As I have already expressed in my website, I came to Yiddish somewhat organically, having grown up in a family in which Yiddish was still spoken on a regular, day-to-day basis.  Indeed, the language in which I first learned to count and in which I learned my basic colors, was Yiddish.  My parents have told me that until the age of three, I spoke only Yiddish, although I was actually exposed to both Yiddish and English at home.  After all, growing up in an American metropolis such as Chicago sort of precluded one from living in a total linguistic bubble. 

I still recall (now) amusing scenes, such as my younger sister, Nechama and I chasing each other around the living room with a hairbrush in-hand, ready to pounce, while all the while, shouting bloody murder at one another – in Yiddish, no less.  What ultimately broke up this particular sisterly brawl was the arrival of a guest – a friend of my mother – who like my mother, understood Yiddish.  She turned to my mother in a perplexed state and cried, “Where am I, in Chicago of the 1980s, or prewar Poland?”  My sister and I were so embarrassed that we promptly shut up and stopped chasing one another around the room. 
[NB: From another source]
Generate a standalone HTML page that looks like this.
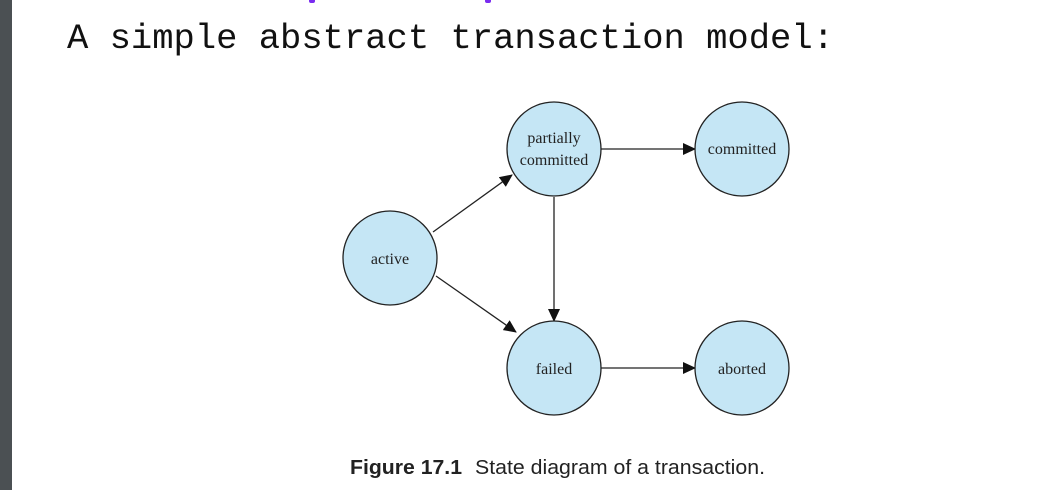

Other scenes that come to mind from my earliest years include a visit that my mother made with me to an ophthalmologist when I was around two.  This was in the late 1970s, and my mother was speaking to me in Yiddish, reassuring me that I shouldn’t be afraid of the doctor’s menacing-looking machines.  The doctor’s reaction to my mother’s Yiddish-language pep talk was to critically put her in her place, reprimanding her for speaking to me in Yiddish.  After all, this was America, and one spoke English here; Yiddish was for the old world.  Let’s just say that my mother never returned with me to that doctor…

And finally, there was the time when I went grocery shopping with my mother and grandmother – something I used to like to do – as it was my job to help select the fruit.  On that shopping trip, I remember my grandmother uttering to me in her Warsaw Yiddish dialect: “Rivkele, gay klob os a pur karshn” (“Rivkele, go choose a few cherries”), after which I set to work on the cherries.  A few minutes later, a little old woman approached my grandmother – I was standing nearby – and asked her in the mother tongue, “Ven is dus kint ariber gekimen ofn shif?” (“When did this child come over on the ship?”) To which my grandmother sharply retorted, “Dus kind iz nisht ariber gekimen of ka’ shif.  Zi iz du geboyern gevorn.” (“This child didn’t come over on any ship.  She was born here.”)  I just remember that little old woman looking completely befuddled at the anachronistic nature of this scene.  Even I, at such a young age, could appreciate why she was so confused.  After all, it wasn’t terribly common to find young children in the Chicago of the early 1980s (let alone, of the 2000s) who could converse in Yiddish. 
Fast forward to the late 1990s/early 2000s.  I had recently graduated college and both of my maternal grandparents had passed away, in rapid succession, only nine months apart.  These were essentially my second parents, and the individuals from whom I most regularly heard Yiddish spoken throughout my life.  I even made a point of speaking to my grandfather in the language, since his English was never as comprehensible as was his Yiddish.  This loss was a major blow to me and the rest of my family.  It left me with a significant void, one that I struggled for quite some time, to properly fill.  So as to try and connect with my grandparents and the world from which they hailed – at least on some level – I attempted to track down relatives, using such tools as Jewishgen.org, where I registered the maiden name of my namesake, Rywka Gorlicka Pinkusiewicz, who hailed from the town of Chmielnik, Poland.  Sadly, she died when my grandfather was only eleven, so little was known about that branch of the family.  It was assumed, though, that all had perished, as my grandfather himself was the only one of eleven children to survive the Holocaust.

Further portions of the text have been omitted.